In 1837 she divorced her husband, a radical act for the day, one that was noted even by the Kentucky Legislature. In “An Act for the Benefit of John G. Meaux,” the legislature declared, “Be it enacted by the General Assembly of the Commonwealth of Kentucky, That John G. Meaux be, and he is hereby divorced from his wife, Jane Meaux, and restored to all the rights and privileges of an unmarried man. –Approved January 19, 1837.” Unfortunately, we don’t know why they divorced.
Thereafter, she ran her own household and became a woman of “large wealth.” With that wealth she gave land to Nicholasville Presbyterian Church to build a church house next to her own house. One of her pastors was Thomas Woodrow, the grandfather of President Woodrow Wilson.
She also purchased fifteen or so enslaved people. All of them were to be freed and given $100 if (and it was a big if) they agreed to emigrate to Libera in West Africa. Those who refused were to remain enslaved after her death.
In this scheme of African colonization, which was highly popular in the early nineteenth century, white Americans would raise money to send enslaved people on ships back to Africa. Between 1822 and the Civil War, more than 15,000 freed African Americans emigrated to Liberia. The territory declared independence in 1847. The United States did not recognize it until 1862.

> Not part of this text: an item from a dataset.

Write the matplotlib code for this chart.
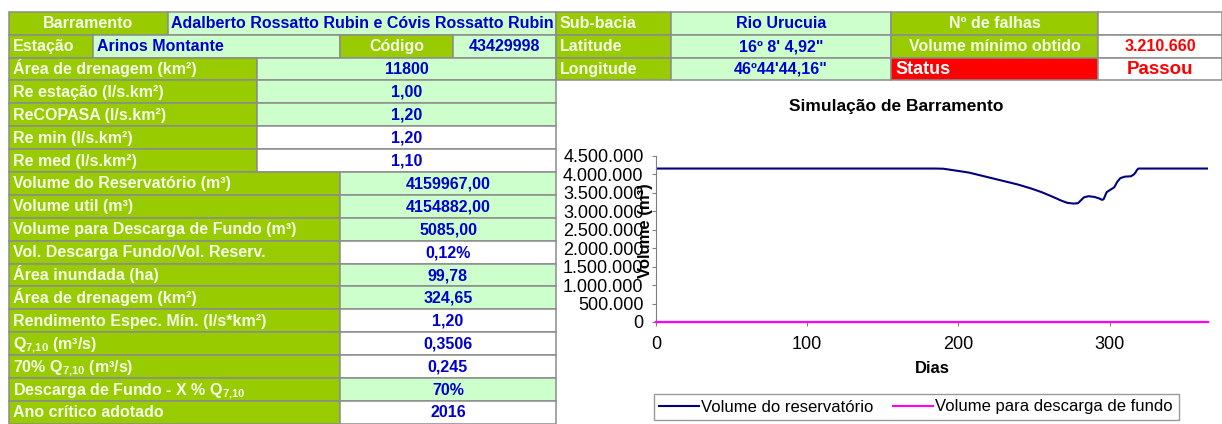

Colonization was especially popular in Kentucky, and the state chapter of the American Colonization Society purchased a 40-square-mile tract of land along St. Paul’s River. They called the colony Kentucky in Africa, and they named the main town Clay-Ashland after Senator Henry Clay’s estate in Lexington.

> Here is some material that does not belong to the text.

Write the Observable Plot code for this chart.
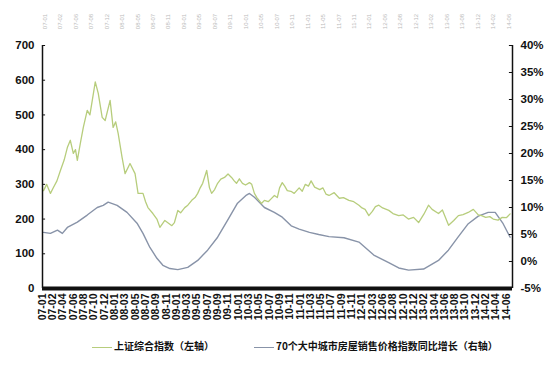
<!DOCTYPE html>
<html>
<head>
<meta charset="utf-8">
<script src="https://cdn.jsdelivr.net/npm/d3@7"></script>
<script src="https://cdn.jsdelivr.net/npm/@observablehq/plot@0.6"></script>
<style>
  body { margin: 0; background: #fff; font-family: "Liberation Sans", "Noto Sans CJK SC", sans-serif; }
  #wrap { position: relative; width: 550px; height: 367px; }
  .leg { position: absolute; top: 338px; font-size: 10px; font-weight: bold; color: #111; font-family: "Noto Sans CJK SC", sans-serif; white-space: nowrap; }
  .sw { display: inline-block; width: 20px; height: 0; border-top: 1.5px solid; vertical-align: middle; margin-right: 2px; }
</style>
</head>
<body>
<div id="wrap"></div>
<script>
const labels = ["07-01","07-02","07-04","07-06","07-08","07-10","07-12",
  "08-01","08-03","08-05","08-07","08-09","08-11",
  "09-01","09-03","09-05","09-07","09-09","09-11",
  "10-01","10-03","10-05","10-07","10-09","10-11",
  "11-01","11-03","11-05","11-07","11-09","11-11",
  "12-01","12-03","12-06","12-08","12-10","12-12",
  "13-02","13-04","13-06","13-08","13-10","13-12",
  "14-02","14-04","14-06"];

// 上证综合指数 (left axis), positions in label-index units
const shPos = [0.1,0.4,0.77,1.06,1.4,1.74,2.1,2.41,2.70,2.99,3.2,3.38,3.67,3.96,4.34,4.6,4.83,5.12,5.41,5.79,6.08,6.56,6.85,7.1,7.34,7.72,8.01,8.49,8.98,9.27,9.75,10.0,10.23,10.71,11.1,11.39,11.87,12.55,12.8,13.13,13.4,13.80,14.1,14.48,14.8,15.06,15.3,15.54,15.93,16.2,16.41,16.7,16.99,17.3,17.66,18.0,18.34,18.6,18.82,19.1,19.40,19.7,20.08,20.3,20.56,20.8,21.24,21.53,21.9,22.2,22.5,22.78,23.0,23.26,23.5,23.75,24.1,24.42,24.9,25.2,25.5,25.8,26.06,26.4,26.9,27.2,27.5,27.8,28.3,28.8,29.2,29.73,30.2,30.7,31.0,31.3,31.66,32.0,32.3,32.63,33.0,33.6,34.0,34.56,35.0,35.5,36.0,36.49,37.0,37.45,37.8,38.42,38.8,39.4,39.9,40.35,40.8,41.3,41.8,42.28,42.6,43.0,43.4,43.73,44.2,44.6,45.0,45.37];
const shVal = [282,300,274,291,310,340,370,406,427,389,400,369,418,464,513,500,542,595,562,493,484,542,464,480,447,378,331,360,331,274,274,250,233,216,200,176,196,181,190,225,218,233,240,254,262,274,290,303,340,290,274,285,303,315,320,330,320,310,303,316,303,298,305,300,274,262,245,254,250,259,268,262,290,305,295,282,280,274,290,280,300,295,310,292,285,290,272,268,276,260,262,254,250,240,232,228,210,222,236,240,232,225,216,210,212,200,205,190,214,240,228,216,226,182,196,210,213,219,228,212,210,205,207,200,197,205,204,215];

// 70个大中城市房屋销售价格指数同比增长 (right axis, %)
const hpPos = [0.1,0.77,1.45,1.93,2.41,3.38,4.34,5.31,5.89,6.37,7.24,8.2,9.17,9.75,10.42,11.1,11.68,12.36,13.13,14.09,15.06,16.02,16.99,17.95,18.92,19.79,20.08,20.56,21.53,22.49,23.26,24.13,24.9,25.9,26.8,27.8,29.25,30.7,32.14,33.59,34.56,35.52,36.97,38.42,39.38,40.35,41.31,42.28,43.24,43.92,44.69,45.37];
const hpVal = [5.4,5.2,5.8,5.2,6.3,7.3,8.6,10.0,10.4,11.0,10.4,9.1,7.1,5.2,2.6,0.6,-0.7,-1.3,-1.5,-1.1,0.2,2.1,4.5,7.6,10.8,12.3,12.6,11.9,10.0,9.1,8.2,6.6,6.0,5.4,5.0,4.6,4.4,3.6,1.2,-0.2,-1.2,-1.6,-1.4,0.2,2.1,4.6,7.0,8.4,9.1,9.1,7.0,4.5];

const leftTicks = [0,100,200,300,400,500,600,700];
const rightTicks = [-5,0,5,10,15,20,25,30,35,40];

const toLeft = p => (p + 5) * 700 / 45;
const xMax = 45.6;

const sh = shPos.map((x, i) => ({x, v: shVal[i]}));
const hp = hpPos.map((x, i) => ({x, v: toLeft(hpVal[i])}));

const chart = Plot.plot({
  width: 550,
  height: 335,
  marginLeft: 42,
  marginRight: 38,
  marginTop: 45,
  marginBottom: 47,
  style: {fontFamily: "Liberation Sans, sans-serif", background: "#fff"},
  x: {domain: [0, xMax]},
  y: {domain: [0, 700]},
  marks: [
    Plot.line(hp, {x: "x", y: "v", stroke: "#8893a8", strokeWidth: 1.4}),
    Plot.line(sh, {x: "x", y: "v", stroke: "#b7cd7c", strokeWidth: 1.3}),
    Plot.ruleX([0, xMax], {stroke: "#111", strokeWidth: 1.5}),
    Plot.ruleY(leftTicks, {x1: 0, x2: 0.3, stroke: "#111"}),
    Plot.ruleY(rightTicks.map(toLeft), {x1: xMax - 0.3, x2: xMax, stroke: "#111"}),
    Plot.ruleY([0], {stroke: "#111", strokeWidth: 4}),
    Plot.axisY(leftTicks, {anchor: "left", tickSize: 0, tickPadding: 8, fontWeight: "bold", fontSize: 11.5, fill: "#111", label: null}),
    Plot.axisY(rightTicks.map(toLeft), {anchor: "right", tickSize: 0, tickPadding: 8, fontWeight: "bold", fontSize: 11.5, fill: "#111", label: null,
      tickFormat: v => Math.round(v * 45 / 700 - 5) + "%"}),
    Plot.axisX(d3.range(labels.length), {tickFormat: i => labels[i], tickRotate: -90, tickSize: 0, tickPadding: 5, fontWeight: "bold", fontSize: 10.5, fill: "#111", label: null}),
    Plot.text(d3.range(31), {x: d => d * 1.5, text: d => labels[Math.floor(d * 1.5)], frameAnchor: "top", dy: -24, rotate: -90, fontSize: 6, fill: "#bbb"})
  ]
});

const wrap = document.getElementById("wrap");
wrap.appendChild(chart);
const l1 = document.createElement("div");
l1.className = "leg"; l1.style.left = "92px";
l1.innerHTML = '<span class="sw" style="border-color:#b7cd7c"></span>上证综合指数（左轴）';
const l2 = document.createElement("div");
l2.className = "leg"; l2.style.left = "254px";
l2.innerHTML = '<span class="sw" style="border-color:#8893a8"></span>70个大中城市房屋销售价格指数同比增长（右轴）';
wrap.appendChild(l1); wrap.appendChild(l2);
</script>
</body>
</html>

Meaux’s investment in colonization stemmed from complex motivations. She wanted to evangelize Africans with the Christian gospel, and she hoped that the people she enslaved would be good missionaries. At the same time, like most boosters of colonization, she probably wanted to cleanse the United States of blackness. Even most white Americans uncomfortable with slavery still wanted to keep the nation white.
African Americans themselves were overwhelmingly opposed to colonization. In most cases, their families had lived in the United States for generations; they felt no more African than Americans felt British.

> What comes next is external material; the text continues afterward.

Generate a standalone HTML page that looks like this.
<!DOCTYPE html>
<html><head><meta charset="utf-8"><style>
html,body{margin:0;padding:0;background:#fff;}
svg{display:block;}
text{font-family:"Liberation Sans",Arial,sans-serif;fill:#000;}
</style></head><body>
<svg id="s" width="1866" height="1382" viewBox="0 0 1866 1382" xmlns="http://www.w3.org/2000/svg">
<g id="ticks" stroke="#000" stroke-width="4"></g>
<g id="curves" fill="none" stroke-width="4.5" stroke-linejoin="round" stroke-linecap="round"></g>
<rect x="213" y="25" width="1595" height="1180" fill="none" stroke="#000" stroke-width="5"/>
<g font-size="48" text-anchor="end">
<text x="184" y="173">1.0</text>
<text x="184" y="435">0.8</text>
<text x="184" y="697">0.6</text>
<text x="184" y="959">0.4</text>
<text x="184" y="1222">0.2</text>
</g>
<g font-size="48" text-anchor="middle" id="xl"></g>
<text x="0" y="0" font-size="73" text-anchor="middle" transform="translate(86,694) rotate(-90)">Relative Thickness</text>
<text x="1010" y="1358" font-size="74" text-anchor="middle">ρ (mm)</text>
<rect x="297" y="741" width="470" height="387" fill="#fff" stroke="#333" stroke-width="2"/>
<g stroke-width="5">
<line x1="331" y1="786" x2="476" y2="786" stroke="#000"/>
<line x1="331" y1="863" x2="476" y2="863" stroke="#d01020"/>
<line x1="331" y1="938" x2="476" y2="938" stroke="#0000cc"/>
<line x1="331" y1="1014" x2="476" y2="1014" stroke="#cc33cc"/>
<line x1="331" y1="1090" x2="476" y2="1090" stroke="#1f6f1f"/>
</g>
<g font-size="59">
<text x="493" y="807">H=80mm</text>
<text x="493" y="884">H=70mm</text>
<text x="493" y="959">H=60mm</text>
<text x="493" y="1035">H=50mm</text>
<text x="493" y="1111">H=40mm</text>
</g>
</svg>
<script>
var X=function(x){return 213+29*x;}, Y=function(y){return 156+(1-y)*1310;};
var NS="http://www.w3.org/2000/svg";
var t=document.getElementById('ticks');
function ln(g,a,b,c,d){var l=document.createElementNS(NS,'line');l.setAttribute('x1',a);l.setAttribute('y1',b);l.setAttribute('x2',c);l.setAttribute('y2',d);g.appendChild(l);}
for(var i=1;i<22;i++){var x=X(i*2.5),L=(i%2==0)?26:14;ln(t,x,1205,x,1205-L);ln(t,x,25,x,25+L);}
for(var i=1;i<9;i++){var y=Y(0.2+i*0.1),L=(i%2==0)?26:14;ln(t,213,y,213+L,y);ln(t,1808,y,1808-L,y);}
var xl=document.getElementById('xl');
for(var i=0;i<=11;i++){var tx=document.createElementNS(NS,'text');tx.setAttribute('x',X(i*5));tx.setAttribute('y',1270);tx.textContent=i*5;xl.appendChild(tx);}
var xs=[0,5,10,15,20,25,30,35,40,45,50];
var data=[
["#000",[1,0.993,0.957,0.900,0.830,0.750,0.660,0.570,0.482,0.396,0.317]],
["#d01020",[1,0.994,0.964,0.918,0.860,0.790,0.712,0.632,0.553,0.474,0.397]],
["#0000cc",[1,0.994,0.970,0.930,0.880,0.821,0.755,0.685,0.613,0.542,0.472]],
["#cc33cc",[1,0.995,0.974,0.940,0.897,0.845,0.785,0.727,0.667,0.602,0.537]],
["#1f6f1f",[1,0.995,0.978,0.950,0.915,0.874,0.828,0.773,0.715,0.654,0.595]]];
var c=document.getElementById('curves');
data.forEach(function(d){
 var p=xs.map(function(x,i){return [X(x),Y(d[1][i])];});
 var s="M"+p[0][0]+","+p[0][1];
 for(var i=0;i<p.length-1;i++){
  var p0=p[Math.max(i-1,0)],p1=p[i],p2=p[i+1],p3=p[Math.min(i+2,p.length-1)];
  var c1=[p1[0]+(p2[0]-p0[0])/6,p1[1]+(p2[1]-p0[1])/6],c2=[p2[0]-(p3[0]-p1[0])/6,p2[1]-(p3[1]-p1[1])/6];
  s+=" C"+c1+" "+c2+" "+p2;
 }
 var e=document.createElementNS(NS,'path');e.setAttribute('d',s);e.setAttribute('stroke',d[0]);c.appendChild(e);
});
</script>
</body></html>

The most promising of Meaux’s human property was her “young negro servant” named James Priest. Described as a dark-skinned mulatto who was “honest and trustworthy,” Priest attended a white school in Jessamine County. In a highly unusual act, Meaux paid for it. He performed so well that Meaux tried to enroll him at Centre College, which refused to admit him. He ended up going to college at McCormick Theological Seminary in New Albany, Indiana, to prepare to be a Presbyterian minister.
As promised, Meaux emancipated Priest when he left for Libera. He ended up serving for twenty-seven years as the pastor of the Presbyterian Church at Sinoe, located 150 miles down the Atlantic coast from the capital city of Monrovia. Upon his death in 1883, the Presbyterian Church eulogized his “forty years of exemplary Christian life.” He returned to Nicholasville once to give “the first ever lecture on the African mission field ever heard in Central Kentucky.”
Priest also enjoyed a meteoric rise in politics. In the 1860s he became president of the Senate and vice-president of Liberia. At the time of his death in 1883, he was associate justice of the Liberian Supreme Court.
While Priest prospered in Liberia, Meaux’s other emancipated slaves did not. It was said that they “became dissatisfied and longed to return to Kentucky.” They had no money, however, to return.